Presented by writer Suzanne Romo and educator Deidra Springer, the free event at the Chula Vista Public Library on Tuesday, June 17, is intended to help attendees "demystify" death.
Debbie Taylor, branch manager of the library, said she agreed to present Death Café after being approached by Romo, who has held such events in libraries before.
"The public library is a wonderful place for people to come for an open forum on many topics," Taylor said. "The library can offer a safe environment to talk about a topic that is largely avoided.
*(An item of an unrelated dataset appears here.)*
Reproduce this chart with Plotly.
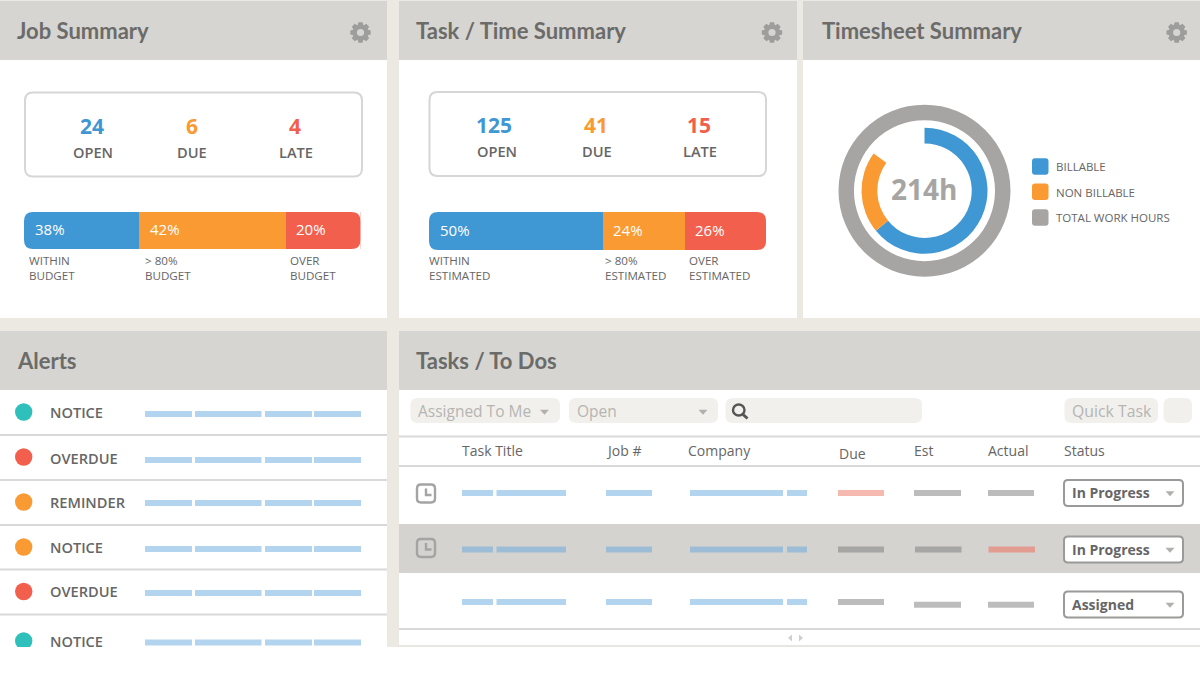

We can help alleviate the fear associated with dying…. I’m always looking for new ideas for adult library programs, so I thought this would be a nice addition to our summer programming schedule."
Death Cafés are a fairly new phenomenon that go back to similar gatherings led by sociologist Bernard Crettaz in Switzerland in 2004, according to Diane Howell, spokesperson for Chula Vista city government. Since then, the discussion groups have grown into a worldwide movement "to increase awareness of death with a view to helping people make the most of their finite lives," said Howell.
Romo said her appreciation of the subject intensified when she had five people close to her die in one year. “I feel that it’s important for us to demystify death," Romo said. "By doing this, we can learn to squeeze every drop of life out of the time given to us.”
Taylor said she is "hopeful for an audience that is comfortable in the library setting and able to share their thoughts and fears openly with us" but added she is also "hopeful only positive people will come…. Death doesn’t have to be scary."